GBTC vs. Spot Bitcoin ETFs: A New Landscape

The approval of spot Bitcoin ETFs in early 2024 reshuffled the deck. Investors who once had only GBTC now had a menu of choices: BlackRock's IBIT, Fidelity's FBTC, ARK's ARKB, Bitwise's BITB, and many more — each with lower fees, in-kind creation, and tighter tracking.

Yet GBTC still owns a meaningful slice of the market, simply because legacy holders are reluctant to trigger taxable events by switching.

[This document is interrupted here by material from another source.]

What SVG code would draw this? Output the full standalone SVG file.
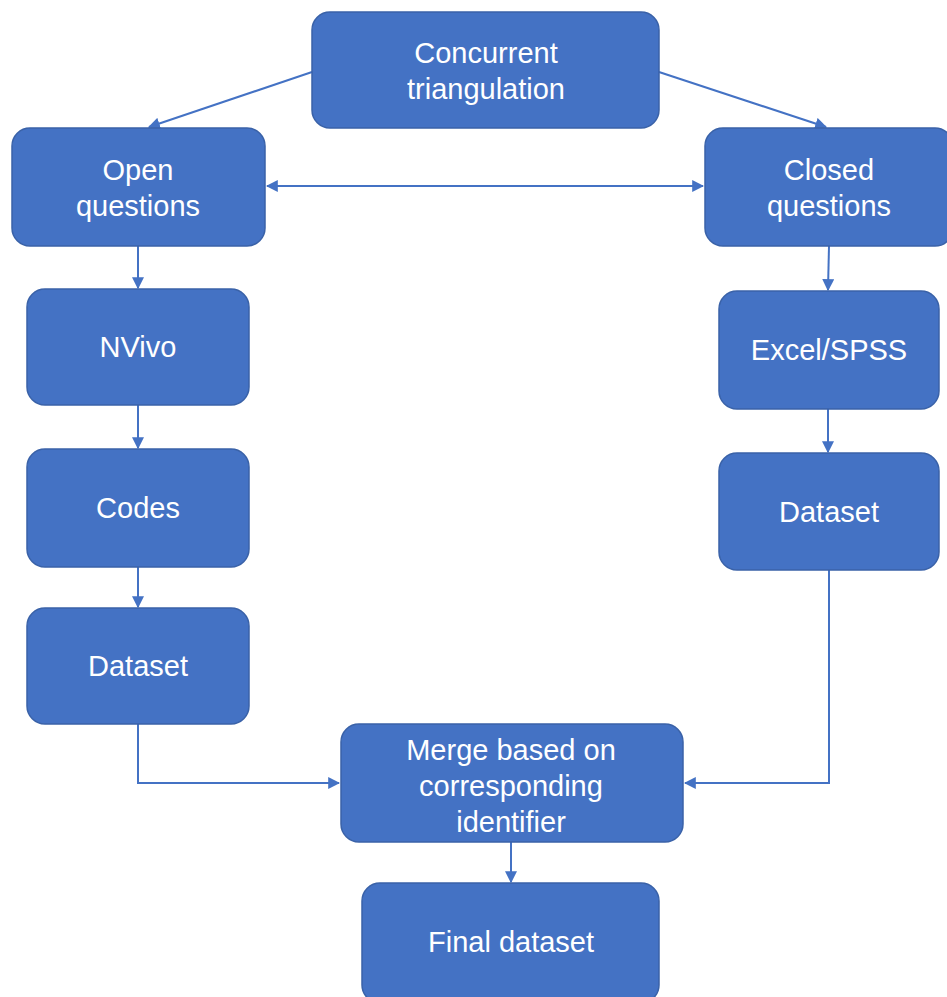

Grayscale has aggressively trimmed its fee to retain assets, and the trust has even launched a smaller, competing ETF called BTC to capture the cost-conscious crowd.

GBTC may no longer be the only Bitcoin game in town, but it remains the OG product investors study to understand how crypto exposure became mainstream.

Key Takeaways

  • GBTC is Grayscale's Bitcoin Trust listed on NYSE Arca, offering regulated exposure to Bitcoin without self-custody.
  • It pioneered crypto investing on Wall Street, launching long before any spot Bitcoin ETFs existed.
  • Fees are high at roughly 2% annually, though Grayscale has introduced lower-cost variants.
  • The famous discount (and earlier premium) was driven by limited creation/redemption mechanics — resolved when GBTC converted to a true ETF in 2024.
  • It still matters as the legacy position for many investors and as the historical reference point for every new Bitcoin ETF that comes to market.

Whether you're a curious newcomer or a seasoned crypto holder, understanding GBTC is like reading the origin myth of regulated Bitcoin investing — full of drama, price gaps, and the slow, irresistible march toward mainstream adoption.